In a No. 24 Chevrolet that steadily improved its performance as the sun went down, William Byron streaked to a decisive victory in Sunday’s Dixie Vodka 400 at Homestead-Miami Speedway.
With Tyler Reddick, Kyle Larson and Martin Truex Jr. battling for second place behind him, Byron cruised to a 2.777-second victory over Reddick, who charged through the field late in the final 60-lap green-flag run to the finish.
Truex ran third, with Larson coming home fourth. The victory was Byron’s first of the season, first at Homestead and the second of his career. The win was the 264th in the NASCAR Cup Series for Hendrick Motorsports, leaving the organization four victories behind Petty Enterprises for most all-time.
“It was just a really smooth day,” nas Byron, who won Stage 2 after finishing fourth in the opening 80-lap stage. “We worked hard in the winter on this track. I can’t believe it.”
Though Reddick made his charge by running inches from the outside wall, Byron preferred to maintain a respectful distance from the fence whenever possible.
“You had to go to the wall at certain times,” said Byron, who led 102 laps, a career-best for a single race. “(Turns) 3 and 4, it was really fast up there. I definitely didn’t do it as good as the Xfinity cars do it, but I used it when I had to. This car was just awesome. It was really a lot of hard work. I think we went to the sim (simulator) four or five times this offseason, and it pays off, man. It’s awesome.”
Byron delivered the first Cup victory to crew chief Rudy Fugle, with whom he teamed to great success in the NASCAR Camping World Truck Series. In fact, the last time Byron and Fugle worked together, they won the 2016 season finale at Homestead.
Reddick didn’t score a point in either of the first two stages, but his No. 8 Richard Childress Racing Chevrolet was lightning fast at the end of the race. When Reddick moved into fourth place past Kevin Harvick on Lap 254 of 267, he was nine seconds behind Byron. By the end of the race, despite having to clear both Truex and Larson for second, he had trimmed more than six seconds off Byron’s lead.
“Once I really saw how fast we were in clean air, when I saw how fast we were catching everybody, it’s beyond frustrating,” said Reddick, who matched his career-best finish. “Three different decisions on restarts would have put me miles ahead, and I would have been within reach.
“Second’s great, but I saw how much faster I was than those guys at the end, so naturally, it’s frustrating.”

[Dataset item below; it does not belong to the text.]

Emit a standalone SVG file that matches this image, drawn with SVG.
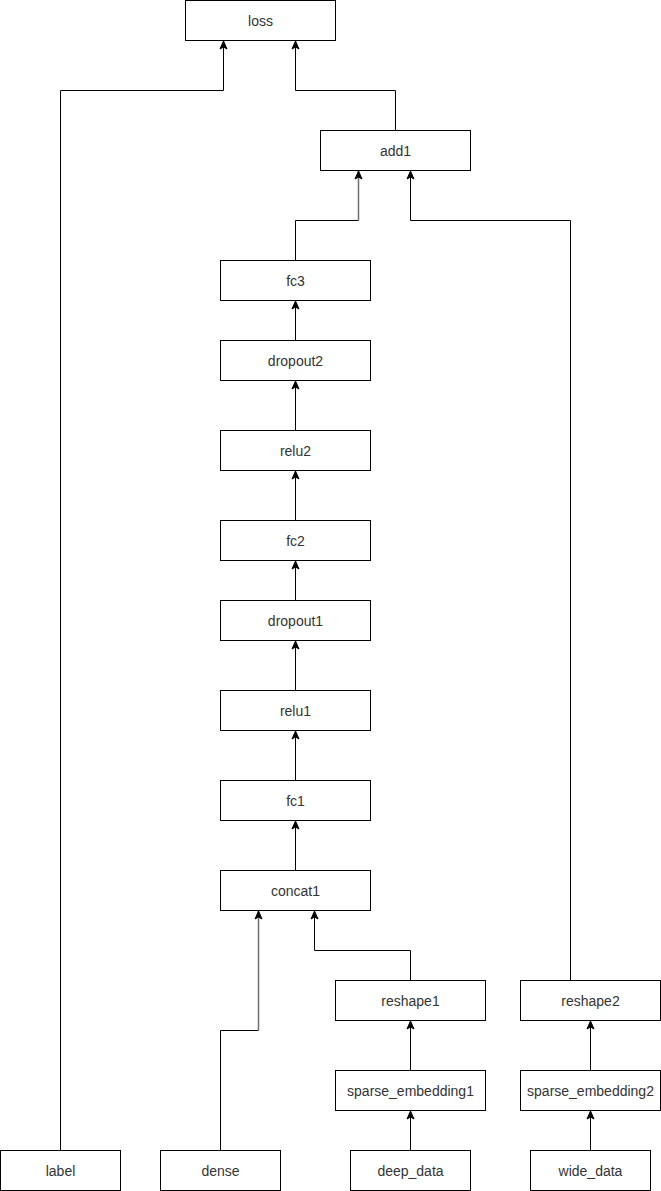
<svg xmlns="http://www.w3.org/2000/svg" width="661" height="1191" viewBox="0 0 661 1191">
<style>
.n rect{fill:#fff;stroke:#000;stroke-width:1}
.n text{font-family:"Liberation Sans",Arial,sans-serif;font-size:14px;fill:#333;text-anchor:middle;dominant-baseline:central}
.e path{fill:none;stroke:#000;stroke-width:1}
.e path.g{stroke:#6e6e6e;stroke-width:1.5}
</style>
<defs>
<marker id="a" markerUnits="userSpaceOnUse" viewBox="-9 -5 10 10" refX="0" refY="0" markerWidth="10" markerHeight="10" orient="auto">
<path d="M0,0 L-8,-3.5 L-6,0 L-8,3.5 z" fill="#000" stroke="#000" stroke-width="1"/>
</marker>
</defs>
<rect width="661" height="1191" fill="#fff"/>
<g class="e" id="connectors">
<path d="M60.5,1150.5 V90.5 H223.5 V41" marker-end="url(#a)"/>
<path d="M395.5,130.5 V90.5 H295.5 V41" marker-end="url(#a)"/>
<path d="M295.5,260.5 V220.5 H358.5"/>
<path class="g" d="M358.5,220.5 V171" marker-end="url(#a)"/>
<path d="M570.5,980.5 V220.5 H410.5 V171" marker-end="url(#a)"/>
<path d="M295.5,340.5 V301" marker-end="url(#a)"/>
<path d="M295.5,430.5 V381" marker-end="url(#a)"/>
<path d="M295.5,520.5 V471" marker-end="url(#a)"/>
<path d="M295.5,600.5 V561" marker-end="url(#a)"/>
<path d="M295.5,690.5 V641" marker-end="url(#a)"/>
<path d="M295.5,780.5 V731" marker-end="url(#a)"/>
<path d="M295.5,870.5 V821" marker-end="url(#a)"/>
<path d="M220.5,1150.5 V1030.5 H258.5"/>
<path class="g" d="M258.5,1030.5 V911" marker-end="url(#a)"/>
<path d="M410.5,980.5 V950.5 H314.5 V911" marker-end="url(#a)"/>
<path d="M410.5,1070.5 V1021" marker-end="url(#a)"/>
<path d="M410.5,1150.5 V1111" marker-end="url(#a)"/>
<path d="M590.5,1070.5 V1021" marker-end="url(#a)"/>
<path d="M590.5,1150.5 V1111" marker-end="url(#a)"/>
</g>
<g class="n" id="loss"><rect x="185.5" y="0.5" width="150" height="40"/><text x="260.5" y="20.5">loss</text></g>
<g class="n" id="add1"><rect x="320.5" y="130.5" width="150" height="40"/><text x="395.5" y="150.5">add1</text></g>
<g class="n" id="fc3"><rect x="220.5" y="260.5" width="150" height="40"/><text x="295.5" y="280.5">fc3</text></g>
<g class="n" id="dropout2"><rect x="220.5" y="340.5" width="150" height="40"/><text x="295.5" y="360.5">dropout2</text></g>
<g class="n" id="relu2"><rect x="220.5" y="430.5" width="150" height="40"/><text x="295.5" y="450.5">relu2</text></g>
<g class="n" id="fc2"><rect x="220.5" y="520.5" width="150" height="40"/><text x="295.5" y="540.5">fc2</text></g>
<g class="n" id="dropout1"><rect x="220.5" y="600.5" width="150" height="40"/><text x="295.5" y="620.5">dropout1</text></g>
<g class="n" id="relu1"><rect x="220.5" y="690.5" width="150" height="40"/><text x="295.5" y="710.5">relu1</text></g>
<g class="n" id="fc1"><rect x="220.5" y="780.5" width="150" height="40"/><text x="295.5" y="800.5">fc1</text></g>
<g class="n" id="concat1"><rect x="220.5" y="870.5" width="150" height="40"/><text x="295.5" y="890.5">concat1</text></g>
<g class="n" id="reshape1"><rect x="335.5" y="980.5" width="150" height="40"/><text x="410.5" y="1000.5">reshape1</text></g>
<g class="n" id="reshape2"><rect x="520.5" y="980.5" width="140" height="40"/><text x="590.5" y="1000.5">reshape2</text></g>
<g class="n" id="sparse_embedding1"><rect x="335.5" y="1070.5" width="150" height="40"/><text x="410.5" y="1090.5">sparse_embedding1</text></g>
<g class="n" id="sparse_embedding2"><rect x="520.5" y="1070.5" width="140" height="40"/><text x="590.5" y="1090.5">sparse_embedding2</text></g>
<g class="n" id="label"><rect x="0.5" y="1150.5" width="120" height="40"/><text x="60.5" y="1170.5">label</text></g>
<g class="n" id="dense"><rect x="160.5" y="1150.5" width="120" height="40"/><text x="220.5" y="1170.5">dense</text></g>
<g class="n" id="deep_data"><rect x="350.5" y="1150.5" width="120" height="40"/><text x="410.5" y="1170.5">deep_data</text></g>
<g class="n" id="wide_data"><rect x="530.5" y="1150.5" width="120" height="40"/><text x="590.5" y="1170.5">wide_data</text></g>
</svg>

Chris Buescher was dominant early, leading a career-high 57 laps in a single race and picking up the second stage win of his career in the opening segment. But as the sunlight faded, so did Buescher’s No. 17 Roush Fenway Racing Ford. He finished 19th.
Truex thought his car capable of maintaining Byron’s pace in the final run and was disappointed when it didn’t.
“On that last run, for whatever reason, I was just babying it,” Truex said. “The 24 (Byron) got the lead from me on that (last) restart (on Lap 208), and then the 5 (Larson) got by us, and I’m just biding my time waiting for them to start coming back to me, and they just never did.
“They obviously were really fast at the end, and we weren’t quite as good that last run. These things are so hard to win. These cars are so touchy and just needed one more adjustment to have a chance.”
Harvick came home fifth, followed by Daytona 500 winner Michael McDowell, as both drivers have scored top-10 finishes in each of the first three races of the season. Ryan Newman, Kurt Busch, Alex Bowman and Kyle Busch completed the top 10. Denny Hamlin ran 11th, failing to keep his top-10 streak alive because of a late-race pit road speeding penalty.
Hamlin nevertheless retained the series lead by 20 points over Harvick.